1.  I think what his father means is that sometimes morals have to take a back seat to what needs to be done.  Now, I'm not saying I agree with that, but I think in regards to the situation in this series, that is what he means.  That Roland will be formidable because he will not let morals stand in the way of his duties.
2.  It seems that Roland came from privilege and the lifestyle he came from before almost reminds me of the royalty in Medieval times, but he also received the tough training of a knight or soldier.  
3.  I believe that Roland felt that Cort was a cruel taskmaster, but yet his tough treatment was necessary for them to learn what they needed to learn.  Kind of like that tough drill sergeant.
4.  In regards to the first part of this question,  I think the demon's prophecy means that Roland is becoming emotionally attached to the boy which will interfere with what he must do.  So, the man in black has the upper hand, as long as Roland stays attached in that way to the boy.  Of course, in regards to the second part of this question, we're not at the climax yet...or, at least, I'm not so that remains to be seen.

So, how are you all doing on this book?  I hope you will share your thoughts and, again, forgive me for being SO behind.

Saturday, September 15, 2012

The Gunslinger Week Two Discussion

Sorry for the delay...again.  I hope I'm not the only one running behind.  I will have the full discussion post up by tonight.  Thanks for your patience!

Friday, September 7, 2012

The Gunslinger--Week One Discussion

Finally, I'm here with the first discussion! What a day...not a spare moment to post until now.  Anyhoo, on with the talk.  What did you think of the first chapter?  This one is actually a re-read for me, but it's funny, I only vaguely remember it.  I must have been half there when I read it last time.  I think it was over ten years ago when I read it (or around that) and what a difference time makes.  I think my mind is more tuned to dystopian fantasy now than it was before.  I relate familiarity with the genre as the reason.  I found a reading guide and I've included some questions below to contribute to our discussion.  Share your thoughts in the comments and/or leave the link to your blog post.

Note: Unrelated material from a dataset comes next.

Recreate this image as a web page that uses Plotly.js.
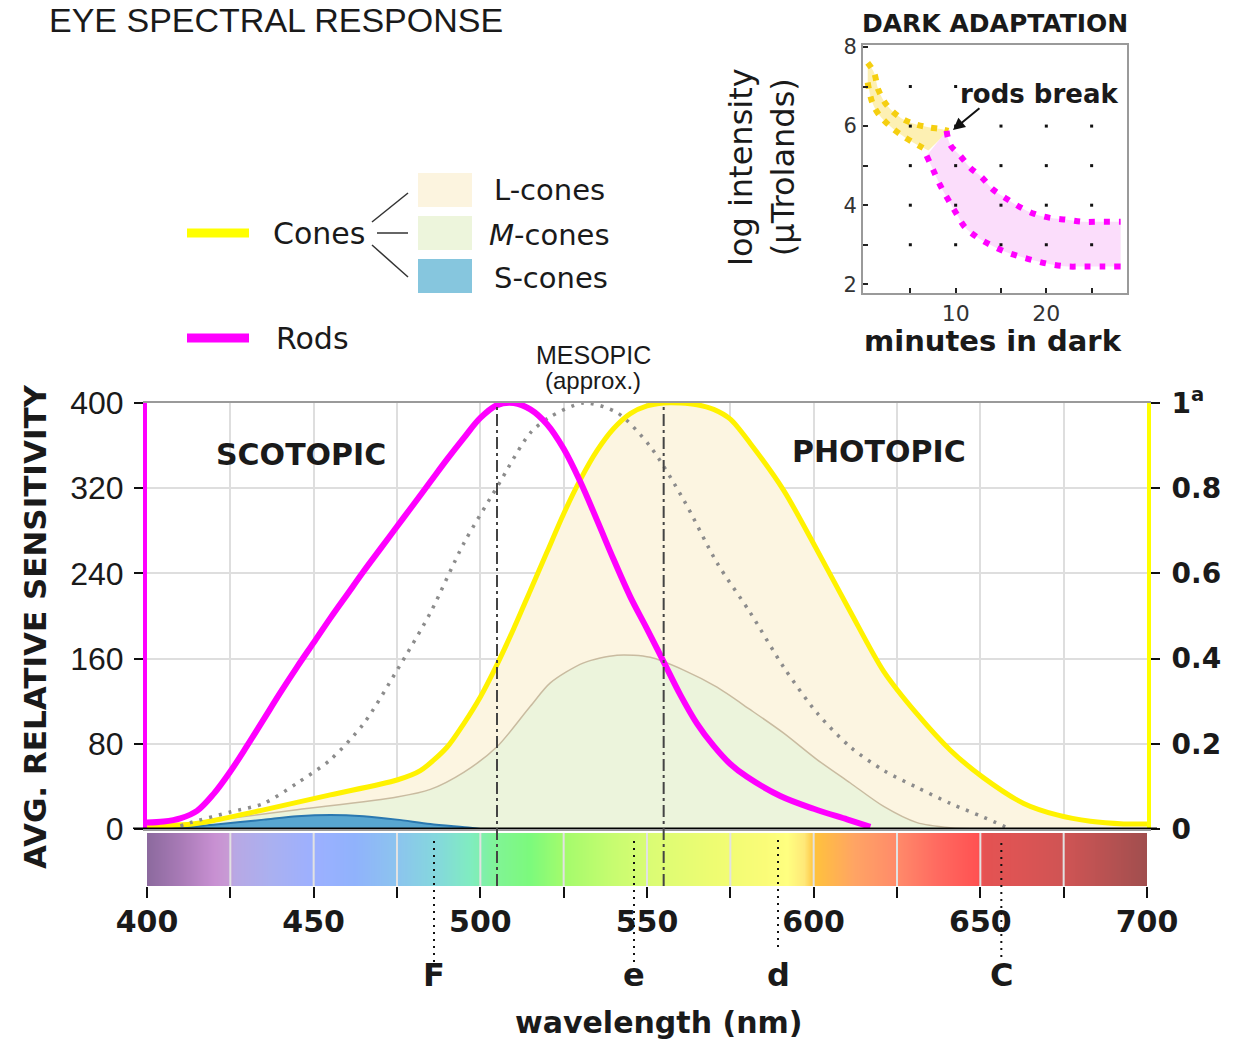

1.  As we come to know him in the opening pages, what initial impressions do we get of the gunslinger? What is the nature of Roland's quest?

2.  Discuss Stephen King's writing style in The Gunslinger. To what degree is it a departure from the rest of his work? What are some of the stylistic patterns and thematic concerns that The Gunslinger shares with other Stephen King works? 

My responses:
1.  It's hard to get a really good impression of Roland in the beginning.  We know he's tough (killed all those townspeople).  He's also weary.  He strikes me as a lost soul.  As far as the nature of his quest, we know that he is after the man in black, but we don't really know the reason yet.  Is it revenge or the need to eradicate evil?  I'm thinking perhaps it's both.

2.  King's writing style in The Gunslinger is different from the rest of his work, but in certain instances we get some of the old King style.  Like the section on page 13, "Perhaps the campfires are a message, spelled out letter by letter.  Take a powder.  Or, the end draweth nigh.  Or maybe even, Eat at Joe's."  Snicker.  "Eat at Joe's."  Something King would totally say in his other works.  Also, I love Sheb at the saloon playing "Hey Jude" on the piano.  I like how this seemingly old west style ghost town on this world that is not our own is playing that song, not some old time saloon tunes.  Classic!

I have one final question for you relating to the entire series.  There have been rumors for years that there will be a film (or films) based on the books, and more recently I've heard that they're in talks again to actually go ahead with it.  I've heard mention of Russell Crowe as Roland.  I do like him, but I'm picturing someone more like Christian Bale (channeling a bit of his role in "3:10 to Yuma" with a little bit of batman toughness mixed in).  What do you think?  Who do you think would be perfect to portray Roland?